Si se admite que la “Historia de la Conquista y Población de la Provincia de Venezuela”, de 1723, de José de Oviedo y Baños (Santa Fe de Bogotá, 1671-Caracas, 1738) es el primer trabajo historiográfico digno de tal condición, entonces diríamos que Oviedo y Baños sería nuestro primer historiador o historiógrafo. Sería un asunto de criterio, pues si pensamos que Venezuela nació el 19 de abril de 1810, no podría sostenerse tal aserto. Pero, si se asume que en el tardo período colonial es posible –por la existencia de una sociedad venezolana en formación– hablar de una Venezuela colonial, que entraría en crisis política al comienzo del siglo XIX, habría cabida para tal consideración. Además de dejar constancia de que, estilísticamente, en la obra pueden advertirse tanto el trabajo del cronista como el del historiador, y que la mirada histórica del autor se corresponde con la de los anteriores cronistas de Indias. En todo caso, un tema controversial.*

En cuanto a la condición de historiógrafo de Oviedo y Baños, vale considerar el breve ensayo de Eduardo Arcila Farías, titulado “Ubicación de Oviedo y Baños en la Historiografía”. Allí, el autor, quien asume a Oviedo como una autor nacional, señala la gran formación intelectual de Oviedo para el trabajo histórico, y la condición de la obra antes señalada como un fruto de la madurez.
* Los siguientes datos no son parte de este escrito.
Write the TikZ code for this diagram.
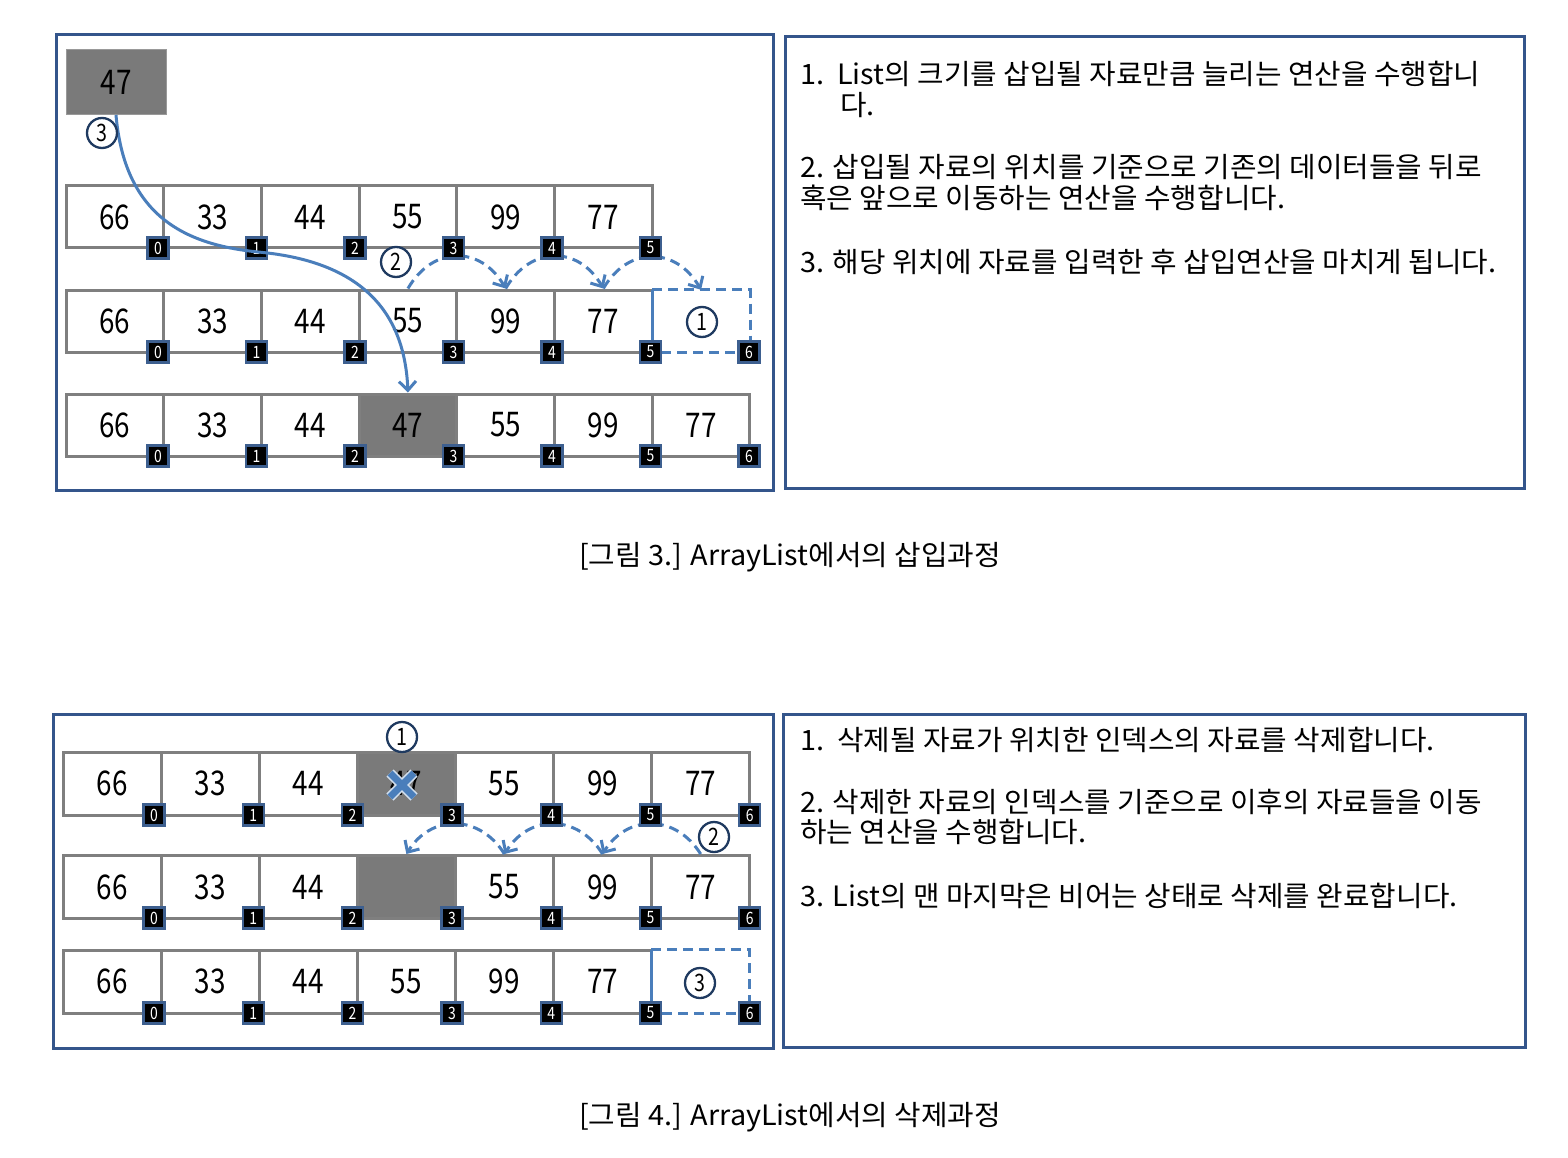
\documentclass[tikz,border=0pt]{standalone}
\usepackage{fontspec}
\setmainfont{Noto Sans CJK KR}
\newfontfamily\numfont[FakeStretch=0.82]{Noto Sans CJK KR}
\newfontfamily\txtfont[FakeStretch=1.03]{Noto Sans CJK KR}
\usetikzlibrary{arrows.meta}
\definecolor{framebl}{HTML}{34558B}
\definecolor{cellgr}{HTML}{7F7F7F}
\definecolor{fillgr}{HTML}{7A7A7A}
\definecolor{arrbl}{HTML}{4A7EBB}
\definecolor{idxbl}{HTML}{3D5F8F}
\definecolor{navyc}{HTML}{1F3A60}
\begin{document}
\begin{tikzpicture}[x=1pt,y=-1pt,
  cellbox/.style={draw=cellgr, line width=3pt, minimum width=97.7pt, minimum height=62pt, inner sep=0pt, font=\numfont\fontsize{34}{34}\selectfont},
  cellboxb/.style={cellbox, minimum width=98.1pt, minimum height=63pt},
  emptycell/.style={minimum width=97.7pt, minimum height=62pt, inner sep=0pt},
  emptycellb/.style={minimum width=98.1pt, minimum height=63pt, inner sep=0pt},
  idxbox/.style={fill=black, draw=idxbl, line width=2.2pt, minimum size=21pt, inner sep=0pt, text=white, font=\numfont\fontsize{17}{17}\selectfont},
  circnum/.style={circle, draw=navyc, fill=white, line width=2.3pt, minimum size=30pt, inner sep=0pt, font=\numfont\fontsize{24}{24}\selectfont},
  framebox/.style={draw=framebl, line width=3pt},
  shiftarr/.style={draw=arrbl, line width=3pt, dash pattern=on 10pt off 6pt, -{Straight Barb[length=9pt,width=17pt]}},
  movearr/.style={draw=arrbl, line width=3pt, -{Straight Barb[length=9pt,width=17pt]}},
  dashcell/.style={draw=arrbl, line width=3pt, dash pattern=on 10pt off 6pt},
  txt/.style={anchor=west, inner sep=0pt, font=\txtfont\fontsize{28}{28}\selectfont},
  captext/.style={inner sep=0pt, font=\txtfont\fontsize{28}{28}\selectfont}
]
\useasboundingbox (0,0) rectangle (1568,1158);
\fill[white] (0,0) rectangle (1568,1158);

% ===== Insertion frames =====
\draw[framebox] (56,35) rectangle (773,490);
\draw[framebox] (785,37) rectangle (1524,488);

% element to insert
\node[fill=fillgr, draw=gray!80, line width=1pt, minimum width=100pt, minimum height=65pt, inner sep=0pt,
  font=\numfont\fontsize{34}{34}\selectfont] (big) at (116,82) {47};

% row 1
\foreach \v [count=\i from 0] in {66,33,44,55,99,77}
  \node[cellbox] (ta\i) at ({66+97.7*(\i+0.5)},217) {\v};
% row 2
\foreach \v [count=\i from 0] in {66,33,44,55,99,77}
  \node[cellbox] (tb\i) at ({66+97.7*(\i+0.5)},321) {\v};
\node[emptycell] (tb6) at ({66+97.7*6.5},321) {};
\draw[dashcell] (tb6.north west) -- (tb6.north east) -- (tb6.south east) -- (tb6.south west);
\draw[draw=arrbl, line width=3pt] (tb6.north west) -- (tb6.south west);
% row 3
\fill[fillgr] ({66+97.7*3},394) rectangle ({66+97.7*4},456);
\foreach \v [count=\i from 0] in {66,33,44,47,55,99,77}
  \node[cellbox] (tc\i) at ({66+97.7*(\i+0.5)},425) {\v};

% shift arcs (insertion)
\draw[shiftarr] (tb3.north) .. controls +(25,-43) and +(-25,-43) .. (tb4.north);
\draw[shiftarr] (tb4.north) .. controls +(25,-43) and +(-25,-43) .. (tb5.north);
\draw[shiftarr] (tb5.north) .. controls +(25,-43) and +(-25,-43) .. (tb6.north);

% index boxes
\foreach \i in {0,...,5} \node[idxbox] (tai\i) at ({158+98.5*\i},248) {\i};
\foreach \i in {0,...,6} \node[idxbox] (tbi\i) at ({158+98.5*\i},352) {\i};
\foreach \i in {0,...,6} \node[idxbox] (tci\i) at ({158+98.5*\i},456) {\i};

% insertion path
\coordinate (mid) at (258,252);
\draw[movearr] (big.south) .. controls (125,220) and (190,245) .. (mid)
  .. controls (370,262) and (405,320) .. (tc3.north);

% step numbers
\node[circnum] (s3) at (102,133) {3};
\node[circnum] (s2) at (396,262) {2};
\node[circnum] (s1) at (702,322) {1};

% text
\node[txt] (l1) at (800,74) {1.\ \ List의 크기를 삽입될 자료만큼 늘리는 연산을 수행합니};
\node[txt] (l1b) at (840,105) {다.};
\node[txt] (l2) at (800,167) {2. 삽입될 자료의 위치를 기준으로 기존의 데이터들을 뒤로};
\node[txt] (l2b) at (800,198) {혹은 앞으로 이동하는 연산을 수행합니다.};
\node[txt] (l3) at (800,262) {3. 해당 위치에 자료를 입력한 후 삽입연산을 마치게 됩니다.};

\node[captext] (cap3) at (790,557) {[그림 3.] ArrayList에서의 삽입과정};

% ===== Deletion frames =====
\draw[framebox] (53,714) rectangle (773,1048);
\draw[framebox] (783,714) rectangle (1525,1047);

% row 1
\fill[fillgr] ({63+98.1*3},752) rectangle ({63+98.1*4},815);
\foreach \v [count=\i from 0] in {66,33,44,47,55,99,77}
  \node[cellboxb] (ba\i) at ({63+98.1*(\i+0.5)},783.5) {\v};
% row 2
\fill[fillgr] ({63+98.1*3},856) rectangle ({63+98.1*4},918);
\foreach \v [count=\i from 0] in {66,33,44,{},55,99,77}
  \node[cellboxb] (bb\i) at ({63+98.1*(\i+0.5)},887) {\v};
% row 3
\foreach \v [count=\i from 0] in {66,33,44,55,99,77}
  \node[cellboxb] (bc\i) at ({63+98.1*(\i+0.5)},981.5) {\v};
\node[emptycellb] (bc6) at ({63+98.1*6.5},981.5) {};
\draw[dashcell] (bc6.north west) -- (bc6.north east) -- (bc6.south east) -- (bc6.south west);
\draw[draw=arrbl, line width=3pt] (bc6.north west) -- (bc6.south west);

% cross mark
\draw[white!75!arrbl, line width=10pt] (390,773) -- (414,797) (414,773) -- (390,797);
\draw[arrbl, line width=7pt] (390,773) -- (414,797) (414,773) -- (390,797);

% shift arcs (deletion)
\draw[shiftarr] (bb6.north) .. controls +(-25,-40) and +(25,-40) .. (bb5.north);
\draw[shiftarr] (bb5.north) .. controls +(-25,-40) and +(25,-40) .. (bb4.north);
\draw[shiftarr] (bb4.north) .. controls +(-25,-40) and +(25,-40) .. (bb3.north);

% index boxes
\foreach \i in {0,...,6} \node[idxbox] (bai\i) at ({154+99.3*\i},815) {\i};
\foreach \i in {0,...,6} \node[idxbox] (bbi\i) at ({154+99.3*\i},918) {\i};
\foreach \i in {0,...,6} \node[idxbox] (bci\i) at ({154+99.3*\i},1013) {\i};

% step numbers
\node[circnum] (d1) at (402,737) {1};
\node[circnum] (d2) at (714,837) {2};
\node[circnum] (d3) at (700,983) {3};

% text
\node[txt] (m1) at (800,740) {1.\ \ 삭제될 자료가 위치한 인덱스의 자료를 삭제합니다.};
\node[txt] (m2) at (800,802) {2. 삭제한 자료의 인덱스를 기준으로 이후의 자료들을 이동};
\node[txt] (m2b) at (800,832) {하는 연산을 수행합니다.};
\node[txt] (m3) at (800,896) {3. List의 맨 마지막은 비어는 상태로 삭제를 완료합니다.};

\node[captext] (cap4) at (790,1117) {[그림 4.] ArrayList에서의 삭제과정};
\end{tikzpicture}
\end{document}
Según Arcila, Oviedo pudo beneficiarse de las ideas historiográficas y de la metodología de la segunda mitad del siglo XVII, cuando Bossuet, Mabillon y Bouquet “dieron a la Historia un nuevo sentido y nuevas normas que habrían de conducir a la escuela erudita”. A la que Oviedo abrazó “a plena conciencia” –insiste Arcila–, proclamando el valor insuperable del documento y de lo que los metodólogos llaman “la crítica de las fuentes” como base de la reconstrucción de los hechos históricos. A decir verdad, esto sería lo que separa a Oviedo del resto de los cronistas, y permite entender que se lo haya caracterizado como el último de los cronistas y el primer historiador.

A la escuela erudita hay que atribuir entonces dicho mérito, todo en el marco de una idea medieval del mundo, y cuyo mayor impacto, como antes se dijo, sería de estricto orden metodológico; lo que en su tiempo apoyaba la búsqueda, por parte de los historiadores religiosos, de una historiografía eclesiástica más creíble, depurada de fábulas, por lo que debía basarse ante todo en una probada autenticidad documental.

Ese y no más allá, es el valor de la obra de Mabillon, publicada en 1681, llamada «De Re Diplomática». En la que no hay aún algún nuevo asomo de teoría, entendida como un principio de explicación unificante y estructurante de la realidad, pues más bien refuerza la concepción providencialista: «Dios como protagonista y sujeto de la Historia»; que tendría en Bossuet, a fines del siglo XVII, su máximo cultor. La «Diplomática» de Mabillon, por su parte –como las obras de Newton, Galileo, Descartes, de este siglo–, tiene que ver con la importante “cuestión del método”, un elemento fundamental del pensamiento moderno europeo.